Methods: One year of EHR data from 15 orthopedics patients and 6 geriatrics patients were manually
reviewed for ADRs, creating a gold standard. MedDRA and SNOMED-CT terminology was used to
identify symptoms and the Dutch G-standard database was used to identify offending medications.
The same data was reviewed by the algorithm and its output was compared to the gold standard.

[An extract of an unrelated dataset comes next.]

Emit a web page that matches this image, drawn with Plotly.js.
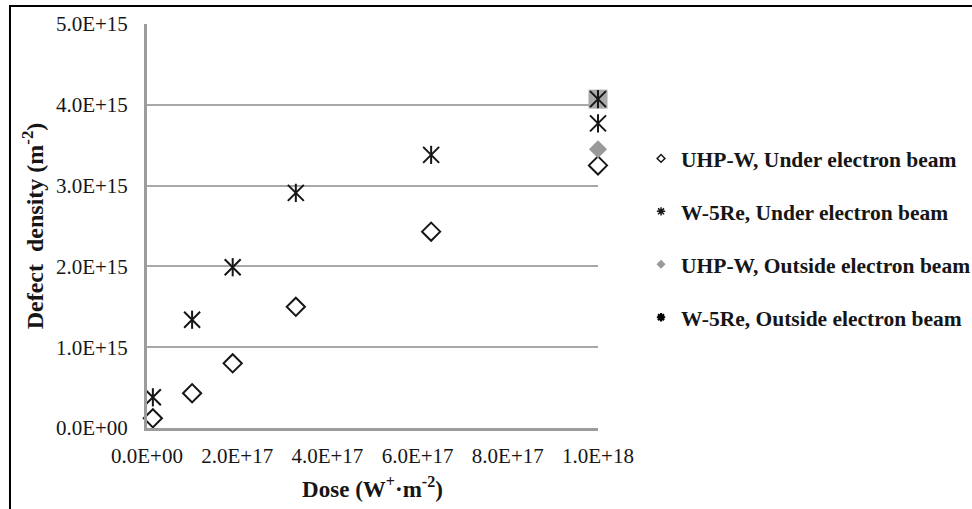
<!DOCTYPE html>
<html>
<head>
<meta charset="utf-8">
<script src="https://cdn.plot.ly/plotly-3.0.1.min.js"></script>
<style>html,body{margin:0;padding:0;background:#fff;}#chart{width:972px;height:509px;}</style>
</head>
<body>
<div id="chart"></div>
<script>
// Data
const seriesNames = ["UHP-W, Under electron beam", "W-5Re, Under electron beam", "UHP-W, Outside electron beam", "W-5Re, Outside electron beam"];
const dose = [1.3e16, 1.0e17, 1.9e17, 3.3e17, 6.3e17, 1.0e18];
const uhpUnder = [0.12e15, 0.43e15, 0.80e15, 1.50e15, 2.43e15, 3.25e15];
const w5reUnder = [0.38e15, 1.34e15, 1.99e15, 2.91e15, 3.38e15, 3.77e15];
const doseOutside = [1.0e18];
const uhpOutside = [3.45e15];
const w5reOutside = [4.07e15];

const xTickVals = [0, 2e17, 4e17, 6e17, 8e17, 1e18];
const xTickText = ["0.0E+00", "2.0E+17", "4.0E+17", "6.0E+17", "8.0E+17", "1.0E+18"];
const yTickVals = [0, 1e15, 2e15, 3e15, 4e15, 5e15];
const yTickText = ["0.0E+00", "1.0E+15", "2.0E+15", "3.0E+15", "4.0E+15", "5.0E+15"];

const INK = '#161616';
const SERIF = '"Liberation Serif", "Times New Roman", serif';

const common = {type: 'scatter', mode: 'markers', showlegend: false, cliponaxis: false, hoverinfo: 'x+y'};

const traces = [
  // W-5Re outside: grey square backdrop
  Object.assign({}, common, {x: doseOutside, y: w5reOutside, marker: {symbol: 'square', size: 19, color: '#a9a9a9', line: {width: 0}}}),
  // UHP-W under
  Object.assign({}, common, {x: dose, y: uhpUnder, marker: {symbol: 'diamond-open', size: 14, color: INK, line: {width: 2, color: INK}}}),
  // W-5Re under (diagonals + vertical)
  Object.assign({}, common, {x: dose, y: w5reUnder, marker: {symbol: 'x-thin-open', size: 16, color: INK, line: {width: 2, color: INK}}}),
  Object.assign({}, common, {x: dose, y: w5reUnder, marker: {symbol: 'line-ns-open', size: 13, color: INK, line: {width: 2, color: INK}}}),
  // UHP-W outside
  Object.assign({}, common, {x: doseOutside, y: uhpOutside, marker: {symbol: 'diamond', size: 14, color: '#9a9a9a', line: {width: 0}}}),
  // W-5Re outside asterisk
  Object.assign({}, common, {x: doseOutside, y: w5reOutside, marker: {symbol: 'x-thin-open', size: 16, color: INK, line: {width: 2, color: INK}}}),
  Object.assign({}, common, {x: doseOutside, y: w5reOutside, marker: {symbol: 'line-ns-open', size: 13, color: INK, line: {width: 2, color: INK}}}),
  // legend entries (no data drawn)
  {type: 'scatter', mode: 'markers', x: [null], y: [null], name: seriesNames[0], legendgroup: 'a', legendrank: 1,
   marker: {symbol: 'diamond-open', size: 6, color: INK, line: {width: 1.5, color: INK}}},
  {type: 'scatter', mode: 'markers', x: [null], y: [null], name: seriesNames[1], legendgroup: 'b', legendrank: 2,
   marker: {symbol: 'asterisk-open', size: 7, color: INK, line: {width: 1.5, color: INK}}},
  {type: 'scatter', mode: 'markers', x: [null], y: [null], name: seriesNames[2], legendgroup: 'c', legendrank: 3,
   marker: {symbol: 'diamond', size: 7, color: '#9a9a9a', line: {width: 0}}},
  {type: 'scatter', mode: 'markers', x: [null], y: [null], name: seriesNames[3], legendgroup: 'd', legendrank: 4,
   marker: {symbol: 'asterisk-open', size: 7, color: '#000', line: {width: 2.2, color: '#000'}}}
];

const layout = {
  width: 972, height: 509,
  margin: {l: 147, r: 374, t: 24, b: 81},
  paper_bgcolor: '#fff', plot_bgcolor: '#fff',
  font: {family: SERIF, color: INK, size: 21},
  showlegend: true,
  legend: {
    xref: 'container', yref: 'container',
    x: 0.6595, y: 0.729, xanchor: 'left', yanchor: 'top',
    traceorder: 'grouped', tracegroupgap: 22,
    font: {family: SERIF, size: 21.5, color: INK, weight: 'bold'},
    bgcolor: 'rgba(0,0,0,0)', itemclick: false
  },
  xaxis: {
    range: [0, 1e18], tickmode: 'array', tickvals: xTickVals, ticktext: xTickText,
    showgrid: false, zeroline: false, showline: true, linecolor: '#9c9c9c', linewidth: 3,
    ticks: '', ticklabelstandoff: 7,
    tickfont: {family: SERIF, size: 21, color: INK},
    title: {text: 'Dose (W<sup>+</sup>·m<sup>-2</sup>)', font: {family: SERIF, size: 23, color: INK, weight: 'bold'}, standoff: 14}
  },
  yaxis: {
    range: [0, 5e15], tickmode: 'array', tickvals: yTickVals, ticktext: yTickText,
    showgrid: true, gridcolor: '#a8a8a8', gridwidth: 2,
    zeroline: false, showline: true, linecolor: '#9c9c9c', linewidth: 3,
    ticks: '', ticklabelstandoff: 12,
    tickfont: {family: SERIF, size: 21, color: INK},
    title: {text: 'Defect\u00a0 density (m<sup>-2</sup>)', font: {family: SERIF, size: 24, color: INK, weight: 'bold'}, standoff: 6}
  },
  shapes: [
    {type: 'rect', xref: 'paper', yref: 'paper', x0: -0.3038, x1: 1.86, y0: -0.25, y1: 1.0446,
     line: {color: '#000', width: 2}, fillcolor: 'rgba(0,0,0,0)', layer: 'above'}
  ]
};

Plotly.newPlot('chart', traces, layout, {displayModeBar: false, staticPlot: true});
</script>
</body>
</html>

Results: A total of 100 unique ADRs were identified in the gold standard, 20 of which were
potentially serious. 14 ADRs were also found by the algorithm (true positives); 86 ADRs were marked
as false negatives. The algorithm also returned 49 false positives. Overall, the algorithm reached a
22% PPV (positive predictive value), 14% sensitivity and an F-measure of 0.17. At the geriatrics
department the PPV was 28%, as opposed to 15% at the orthopedics department. For serious ADRs,
the algorithm reached an overall sensitivity of 20%.
Conclusion: In this preliminary analysis, the algorithm did not meet our goals. This study needs to be
finished in order to draw valid conclusions. Future research into this algorithm is required for further
improvements and evaluation of its performance in different settings.